§ Requirement:
No images are to be carried over; print all other material exactly as it stands.
--- start of Available data ---
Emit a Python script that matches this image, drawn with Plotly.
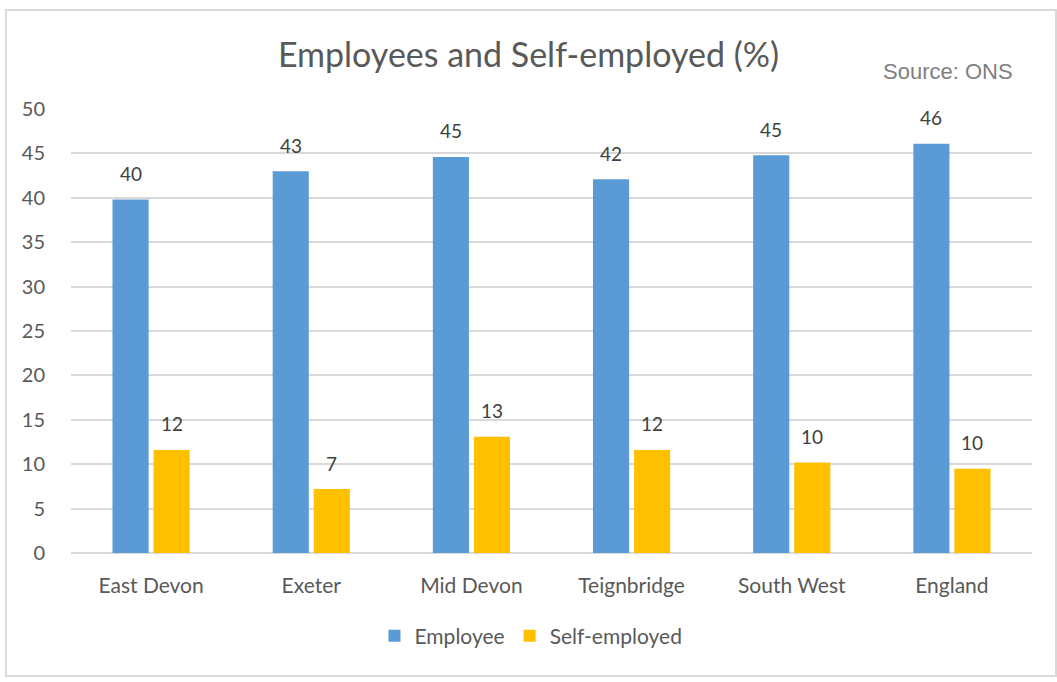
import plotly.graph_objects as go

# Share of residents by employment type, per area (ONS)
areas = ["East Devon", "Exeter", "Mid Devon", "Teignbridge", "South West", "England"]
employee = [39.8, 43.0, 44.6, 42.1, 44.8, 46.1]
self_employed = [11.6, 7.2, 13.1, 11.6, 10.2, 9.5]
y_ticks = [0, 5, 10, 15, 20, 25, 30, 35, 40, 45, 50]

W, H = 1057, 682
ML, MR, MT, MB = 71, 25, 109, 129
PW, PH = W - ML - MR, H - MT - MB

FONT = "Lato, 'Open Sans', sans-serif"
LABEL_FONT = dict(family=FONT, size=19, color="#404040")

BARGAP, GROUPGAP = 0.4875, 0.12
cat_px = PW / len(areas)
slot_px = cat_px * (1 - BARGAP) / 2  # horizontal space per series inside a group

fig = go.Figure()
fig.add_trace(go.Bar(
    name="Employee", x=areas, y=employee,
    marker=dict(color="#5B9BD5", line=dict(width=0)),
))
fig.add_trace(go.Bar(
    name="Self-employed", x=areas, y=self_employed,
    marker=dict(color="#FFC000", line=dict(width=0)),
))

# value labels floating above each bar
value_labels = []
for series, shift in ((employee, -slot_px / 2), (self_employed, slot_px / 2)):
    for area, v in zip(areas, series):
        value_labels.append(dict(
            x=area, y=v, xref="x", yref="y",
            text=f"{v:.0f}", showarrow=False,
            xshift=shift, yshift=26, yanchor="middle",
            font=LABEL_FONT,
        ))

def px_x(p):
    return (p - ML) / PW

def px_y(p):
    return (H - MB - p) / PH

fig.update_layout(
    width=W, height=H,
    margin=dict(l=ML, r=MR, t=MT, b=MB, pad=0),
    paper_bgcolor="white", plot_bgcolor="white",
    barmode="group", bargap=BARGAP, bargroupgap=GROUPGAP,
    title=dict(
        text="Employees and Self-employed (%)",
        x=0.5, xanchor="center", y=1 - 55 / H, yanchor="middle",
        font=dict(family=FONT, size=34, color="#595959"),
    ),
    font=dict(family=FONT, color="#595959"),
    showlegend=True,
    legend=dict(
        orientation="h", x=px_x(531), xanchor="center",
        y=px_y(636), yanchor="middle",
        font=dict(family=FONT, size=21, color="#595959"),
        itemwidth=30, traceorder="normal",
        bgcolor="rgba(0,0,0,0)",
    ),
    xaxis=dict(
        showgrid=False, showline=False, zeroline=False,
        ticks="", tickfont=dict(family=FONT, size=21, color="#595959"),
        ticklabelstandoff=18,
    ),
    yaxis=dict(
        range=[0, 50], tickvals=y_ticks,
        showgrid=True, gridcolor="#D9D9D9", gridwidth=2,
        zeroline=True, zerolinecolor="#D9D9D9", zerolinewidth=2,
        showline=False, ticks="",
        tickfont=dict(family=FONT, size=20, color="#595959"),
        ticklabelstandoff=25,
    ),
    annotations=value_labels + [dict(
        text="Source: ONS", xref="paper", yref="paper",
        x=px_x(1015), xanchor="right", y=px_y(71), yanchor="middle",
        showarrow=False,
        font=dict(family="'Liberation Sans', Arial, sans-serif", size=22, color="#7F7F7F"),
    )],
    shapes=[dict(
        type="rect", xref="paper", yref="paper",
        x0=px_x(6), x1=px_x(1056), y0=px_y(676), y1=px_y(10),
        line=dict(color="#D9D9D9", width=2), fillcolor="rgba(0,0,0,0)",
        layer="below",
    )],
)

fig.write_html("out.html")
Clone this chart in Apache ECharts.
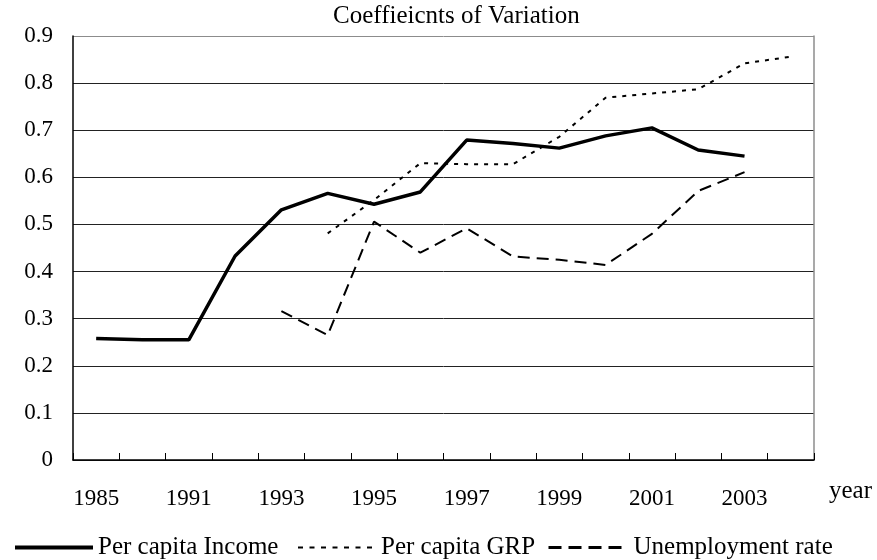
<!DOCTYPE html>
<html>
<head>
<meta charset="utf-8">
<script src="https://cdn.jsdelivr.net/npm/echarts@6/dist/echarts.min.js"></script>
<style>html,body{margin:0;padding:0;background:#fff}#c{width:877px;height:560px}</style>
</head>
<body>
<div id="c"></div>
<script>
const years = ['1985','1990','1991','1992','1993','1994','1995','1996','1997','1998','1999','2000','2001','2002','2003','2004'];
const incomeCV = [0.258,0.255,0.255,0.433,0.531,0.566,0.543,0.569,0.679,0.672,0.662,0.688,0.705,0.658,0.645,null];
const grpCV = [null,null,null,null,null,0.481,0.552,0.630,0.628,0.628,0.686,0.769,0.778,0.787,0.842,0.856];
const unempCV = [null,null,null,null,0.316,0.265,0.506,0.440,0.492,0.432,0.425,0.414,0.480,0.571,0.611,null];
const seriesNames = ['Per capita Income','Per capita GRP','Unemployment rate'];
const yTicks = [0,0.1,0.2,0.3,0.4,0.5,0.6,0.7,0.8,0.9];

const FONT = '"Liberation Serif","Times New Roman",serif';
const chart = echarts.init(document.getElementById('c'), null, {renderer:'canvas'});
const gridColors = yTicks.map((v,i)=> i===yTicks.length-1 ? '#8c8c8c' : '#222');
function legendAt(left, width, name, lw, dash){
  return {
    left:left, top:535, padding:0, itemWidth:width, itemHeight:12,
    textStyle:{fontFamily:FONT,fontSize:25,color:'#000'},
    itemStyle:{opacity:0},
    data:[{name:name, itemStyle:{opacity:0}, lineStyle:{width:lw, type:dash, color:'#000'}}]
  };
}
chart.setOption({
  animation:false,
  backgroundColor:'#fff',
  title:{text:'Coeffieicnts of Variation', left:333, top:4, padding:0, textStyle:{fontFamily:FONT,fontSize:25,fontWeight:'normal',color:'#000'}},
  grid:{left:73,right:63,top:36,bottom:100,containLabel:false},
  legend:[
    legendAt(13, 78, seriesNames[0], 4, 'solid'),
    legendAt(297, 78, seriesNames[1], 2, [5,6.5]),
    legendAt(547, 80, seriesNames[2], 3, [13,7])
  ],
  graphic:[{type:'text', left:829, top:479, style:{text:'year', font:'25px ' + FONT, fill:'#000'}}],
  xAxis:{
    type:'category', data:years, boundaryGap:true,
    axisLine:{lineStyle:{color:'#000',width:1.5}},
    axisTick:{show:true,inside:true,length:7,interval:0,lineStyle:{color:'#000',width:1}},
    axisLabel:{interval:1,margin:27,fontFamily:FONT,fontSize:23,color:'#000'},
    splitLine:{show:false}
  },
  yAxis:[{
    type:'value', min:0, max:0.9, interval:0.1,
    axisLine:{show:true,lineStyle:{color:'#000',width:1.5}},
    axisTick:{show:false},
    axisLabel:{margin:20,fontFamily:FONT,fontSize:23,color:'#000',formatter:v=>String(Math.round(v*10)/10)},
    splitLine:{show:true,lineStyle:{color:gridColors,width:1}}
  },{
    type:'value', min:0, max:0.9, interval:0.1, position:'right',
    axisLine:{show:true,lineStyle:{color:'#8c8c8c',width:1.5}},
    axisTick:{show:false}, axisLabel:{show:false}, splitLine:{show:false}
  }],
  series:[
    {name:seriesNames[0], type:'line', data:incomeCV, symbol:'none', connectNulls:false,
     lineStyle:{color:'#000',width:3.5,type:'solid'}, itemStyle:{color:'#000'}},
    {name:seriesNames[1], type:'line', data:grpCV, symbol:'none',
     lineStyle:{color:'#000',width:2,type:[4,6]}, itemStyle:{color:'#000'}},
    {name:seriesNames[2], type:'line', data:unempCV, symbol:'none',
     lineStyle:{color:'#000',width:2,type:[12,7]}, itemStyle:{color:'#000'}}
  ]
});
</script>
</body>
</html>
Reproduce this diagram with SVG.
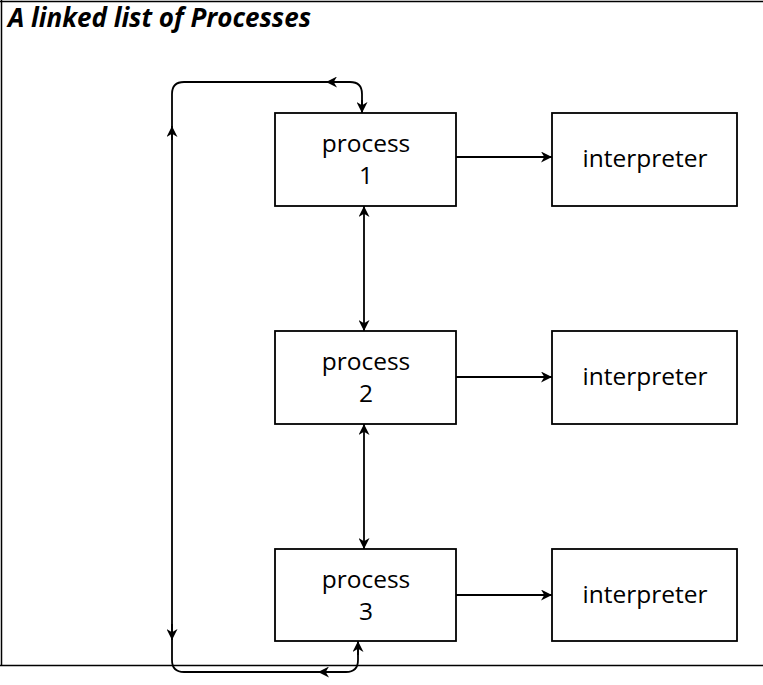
--- end of Available data ---
§ Written solution:
Emit a Python script that matches this image, drawn with Plotly.
import plotly.graph_objects as go

# Share of residents by employment type, per area (ONS)
areas = ["East Devon", "Exeter", "Mid Devon", "Teignbridge", "South West", "England"]
employee = [39.8, 43.0, 44.6, 42.1, 44.8, 46.1]
self_employed = [11.6, 7.2, 13.1, 11.6, 10.2, 9.5]
y_ticks = [0, 5, 10, 15, 20, 25, 30, 35, 40, 45, 50]

W, H = 1057, 682
ML, MR, MT, MB = 71, 25, 109, 129
PW, PH = W - ML - MR, H - MT - MB

FONT = "Lato, 'Open Sans', sans-serif"
LABEL_FONT = dict(family=FONT, size=19, color="#404040")

BARGAP, GROUPGAP = 0.4875, 0.12
cat_px = PW / len(areas)
slot_px = cat_px * (1 - BARGAP) / 2  # horizontal space per series inside a group

fig = go.Figure()
fig.add_trace(go.Bar(
    name="Employee", x=areas, y=employee,
    marker=dict(color="#5B9BD5", line=dict(width=0)),
))
fig.add_trace(go.Bar(
    name="Self-employed", x=areas, y=self_employed,
    marker=dict(color="#FFC000", line=dict(width=0)),
))

# value labels floating above each bar
value_labels = []
for series, shift in ((employee, -slot_px / 2), (self_employed, slot_px / 2)):
    for area, v in zip(areas, series):
        value_labels.append(dict(
            x=area, y=v, xref="x", yref="y",
            text=f"{v:.0f}", showarrow=False,
            xshift=shift, yshift=26, yanchor="middle",
            font=LABEL_FONT,
        ))

def px_x(p):
    return (p - ML) / PW

def px_y(p):
    return (H - MB - p) / PH

fig.update_layout(
    width=W, height=H,
    margin=dict(l=ML, r=MR, t=MT, b=MB, pad=0),
    paper_bgcolor="white", plot_bgcolor="white",
    barmode="group", bargap=BARGAP, bargroupgap=GROUPGAP,
    title=dict(
        text="Employees and Self-employed (%)",
        x=0.5, xanchor="center", y=1 - 55 / H, yanchor="middle",
        font=dict(family=FONT, size=34, color="#595959"),
    ),
    font=dict(family=FONT, color="#595959"),
    showlegend=True,
    legend=dict(
        orientation="h", x=px_x(531), xanchor="center",
        y=px_y(636), yanchor="middle",
        font=dict(family=FONT, size=21, color="#595959"),
        itemwidth=30, traceorder="normal",
        bgcolor="rgba(0,0,0,0)",
    ),
    xaxis=dict(
        showgrid=False, showline=False, zeroline=False,
        ticks="", tickfont=dict(family=FONT, size=21, color="#595959"),
        ticklabelstandoff=18,
    ),
    yaxis=dict(
        range=[0, 50], tickvals=y_ticks,
        showgrid=True, gridcolor="#D9D9D9", gridwidth=2,
        zeroline=True, zerolinecolor="#D9D9D9", zerolinewidth=2,
        showline=False, ticks="",
        tickfont=dict(family=FONT, size=20, color="#595959"),
        ticklabelstandoff=25,
    ),
    annotations=value_labels + [dict(
        text="Source: ONS", xref="paper", yref="paper",
        x=px_x(1015), xanchor="right", y=px_y(71), yanchor="middle",
        showarrow=False,
        font=dict(family="'Liberation Sans', Arial, sans-serif", size=22, color="#7F7F7F"),
    )],
    shapes=[dict(
        type="rect", xref="paper", yref="paper",
        x0=px_x(6), x1=px_x(1056), y0=px_y(676), y1=px_y(10),
        line=dict(color="#D9D9D9", width=2), fillcolor="rgba(0,0,0,0)",
        layer="below",
    )],
)

fig.write_html("out.html")
Clone this chart in Apache ECharts.
<!DOCTYPE html>
<html>
<head>
<meta charset="utf-8">
<script src="https://cdn.jsdelivr.net/npm/echarts@6/dist/echarts.min.js"></script>
<style>html,body{margin:0;padding:0;background:#fff}#c{width:877px;height:560px}</style>
</head>
<body>
<div id="c"></div>
<script>
const years = ['1985','1990','1991','1992','1993','1994','1995','1996','1997','1998','1999','2000','2001','2002','2003','2004'];
const incomeCV = [0.258,0.255,0.255,0.433,0.531,0.566,0.543,0.569,0.679,0.672,0.662,0.688,0.705,0.658,0.645,null];
const grpCV = [null,null,null,null,null,0.481,0.552,0.630,0.628,0.628,0.686,0.769,0.778,0.787,0.842,0.856];
const unempCV = [null,null,null,null,0.316,0.265,0.506,0.440,0.492,0.432,0.425,0.414,0.480,0.571,0.611,null];
const seriesNames = ['Per capita Income','Per capita GRP','Unemployment rate'];
const yTicks = [0,0.1,0.2,0.3,0.4,0.5,0.6,0.7,0.8,0.9];

const FONT = '"Liberation Serif","Times New Roman",serif';
const chart = echarts.init(document.getElementById('c'), null, {renderer:'canvas'});
const gridColors = yTicks.map((v,i)=> i===yTicks.length-1 ? '#8c8c8c' : '#222');
function legendAt(left, width, name, lw, dash){
  return {
    left:left, top:535, padding:0, itemWidth:width, itemHeight:12,
    textStyle:{fontFamily:FONT,fontSize:25,color:'#000'},
    itemStyle:{opacity:0},
    data:[{name:name, itemStyle:{opacity:0}, lineStyle:{width:lw, type:dash, color:'#000'}}]
  };
}
chart.setOption({
  animation:false,
  backgroundColor:'#fff',
  title:{text:'Coeffieicnts of Variation', left:333, top:4, padding:0, textStyle:{fontFamily:FONT,fontSize:25,fontWeight:'normal',color:'#000'}},
  grid:{left:73,right:63,top:36,bottom:100,containLabel:false},
  legend:[
    legendAt(13, 78, seriesNames[0], 4, 'solid'),
    legendAt(297, 78, seriesNames[1], 2, [5,6.5]),
    legendAt(547, 80, seriesNames[2], 3, [13,7])
  ],
  graphic:[{type:'text', left:829, top:479, style:{text:'year', font:'25px ' + FONT, fill:'#000'}}],
  xAxis:{
    type:'category', data:years, boundaryGap:true,
    axisLine:{lineStyle:{color:'#000',width:1.5}},
    axisTick:{show:true,inside:true,length:7,interval:0,lineStyle:{color:'#000',width:1}},
    axisLabel:{interval:1,margin:27,fontFamily:FONT,fontSize:23,color:'#000'},
    splitLine:{show:false}
  },
  yAxis:[{
    type:'value', min:0, max:0.9, interval:0.1,
    axisLine:{show:true,lineStyle:{color:'#000',width:1.5}},
    axisTick:{show:false},
    axisLabel:{margin:20,fontFamily:FONT,fontSize:23,color:'#000',formatter:v=>String(Math.round(v*10)/10)},
    splitLine:{show:true,lineStyle:{color:gridColors,width:1}}
  },{
    type:'value', min:0, max:0.9, interval:0.1, position:'right',
    axisLine:{show:true,lineStyle:{color:'#8c8c8c',width:1.5}},
    axisTick:{show:false}, axisLabel:{show:false}, splitLine:{show:false}
  }],
  series:[
    {name:seriesNames[0], type:'line', data:incomeCV, symbol:'none', connectNulls:false,
     lineStyle:{color:'#000',width:3.5,type:'solid'}, itemStyle:{color:'#000'}},
    {name:seriesNames[1], type:'line', data:grpCV, symbol:'none',
     lineStyle:{color:'#000',width:2,type:[4,6]}, itemStyle:{color:'#000'}},
    {name:seriesNames[2], type:'line', data:unempCV, symbol:'none',
     lineStyle:{color:'#000',width:2,type:[12,7]}, itemStyle:{color:'#000'}}
  ]
});
</script>
</body>
</html>
Reproduce this diagram with SVG.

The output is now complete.